« L’homme du commun qui aime pratiquer la vertu et faire le bien est un dignitaire sans charge. Le mandarin qui cherche à obtenir des prérogatives et achète des faveurs est un mendiant sur un trône. »
Hong Zicheng (Propos sur la racine des légumes I,93)
L’homme du commun n’a pas assez de pouvoir pour que sa pratique de la vertu ait une incidence importante sur le corps social. Il risque alors d’éprouver du ressentiment envers les dignitaires moins vertueux que lui mais possédant du pouvoir.
Quel est ici l’implicite, le conseil subliminal prodigué au lecteur du commun ? (En supposant qu’il sache lire, d’accord). (Et à l’époque d’Hong rien n’est moins sûr, re-d’accord). (Mais bon, ceci est une lecture d’actualisation).
Bref quel conseil ?
Continuer sa pratique vertueuse sans rien en attendre socialement, s’évitant ainsi le ressentiment ? Y renoncer carrément puisque c’est de l’énergie perdue ? Ou alors convertir son ressentiment en action ?
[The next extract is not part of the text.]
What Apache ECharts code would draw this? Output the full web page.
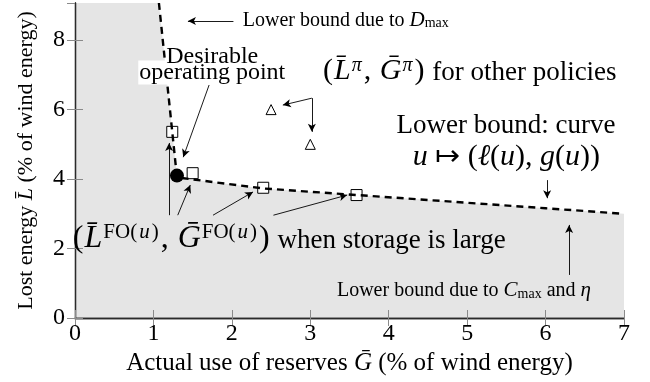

Oui mais quel type d’action ? Violence d’une révolte enrageant de sa stérilité ? Travail réellement politique de modification d’un fétichisme de la hiérarchie qui prive le corps social de l’apport de tant de ses membres ?
Entre nous ça m’étonnerait qu’Hong ait en tête une incitation à la réforme des structures sociales. Il ne voit pas pourquoi le mandarin renoncerait à sa position. En revanche, la seconde phrase l’exhorte à la mériter par sa probité. Un conseil qui s’inscrit dans le cadre d’une morale aristocratique, de toute évidence celle de Hong.
Dans la classification de Rousseau, la démocratie élective est une forme d’aristocratie.
« Il y a trois sortes d’Aristocratie ; naturelle, élective, héréditaire. La première ne convient qu’à des peuples simples ; la troisième est le pire de tous les Gouvernements. Le deuxième est le meilleur : c’est l’Aristocratie proprement dite. » (Du Contrat social III, 5 De l’Aristocratie)
La lecteur-trice voit où je veux en venir. Les turbulences qui atteignent nos sociétés sont dues pour une part non négligeable à la perception de plus en plus crue de l’insuffisance éthique des élus. Mais il serait naïf de croire qu’elles ont toutes pour origine une vertu.
Et nombre de ceux qui se voudraient mandarins à la place des mandarins, sitôt à cette place, tomberaient dans les mêmes travers. Ce n’est pas une raison pour ne rien faire, et ne pas tendre à améliorer le fonctionnement démocratique. En commençant, là est l’urgence, par les conditions du débat et de la délibération.*
Tout en gardant à l’esprit, de Rousseau encore, cette remarque, que l’on pourra juger pessimiste ou pragmatique selon les goûts :
« À prendre le terme dans la rigueur de l’acception, il n’a jamais existé de véritable Démocratie, et il n’en existera jamais. » (DCS III,4 De la Démocratie)
*Sur ces questions voir entre autres
Le Siècle du populisme (Pierre Rosanvallon Seuil 2020)
Apocalypse cognitive (Gérald Bronner PUF 2021)
Le règne de l’individu tyran (Eric Sadin Grasset 2020)
Le populisme au secours de la démocratie ? (Chloé Morin Gallimard le Débat 2021)
Image congerdesign (pixabay)
Evidemment il y a cette lecture socio-politique de la phrase potagère. Mais c’est drôle, je l’ai lue quant à moi, sans doute indûment sous cette plume-là, comme quelque chose de quasi évangélique, une version des premiers qui sont les derniers, car la pratique du bien revêt de dignité, et ne se plaint pas de se passer de charge, tandis que la mandarin brigueur est mis à nu dans sa misère d’insatisfait et d’avide…
Et qui sait ce que le vertueux peut semer dans son monde sans être investi de pompe ?
Du coup, pour une fois, Hong me semblait assez sympathique…
Question hors sujet, ou peut-être pas : Le titre du recueil d’aphorismes me reste assez mystérieux : était-ce un truc pour ne pas se faire choper par la censure ou le fil de la hache des puissants?
Je pense que les interprétations éthico-spirituelle et politique ne sont pas contradictoires, elles peuvent au contraire se répondre avec profit pour tout un chacun. Après faut juste le faire, du haut en bas, et du bas en haut, de la société.
Quant au titre du recueil, je me suis posé la question aussi, et n’ai pas trouvé de réponse. Il doit y avoir un allusion, peut être un jeu de mot que, malgré ma parfaite maîtrise du mandarin, je ne décode pas … Pour moi je vois cette racine plutôt comme un ensemble de radicelles qui vont chercher, où elles peuvent, en explorant toutes les directions, la nourriture qui fera vivre le légume.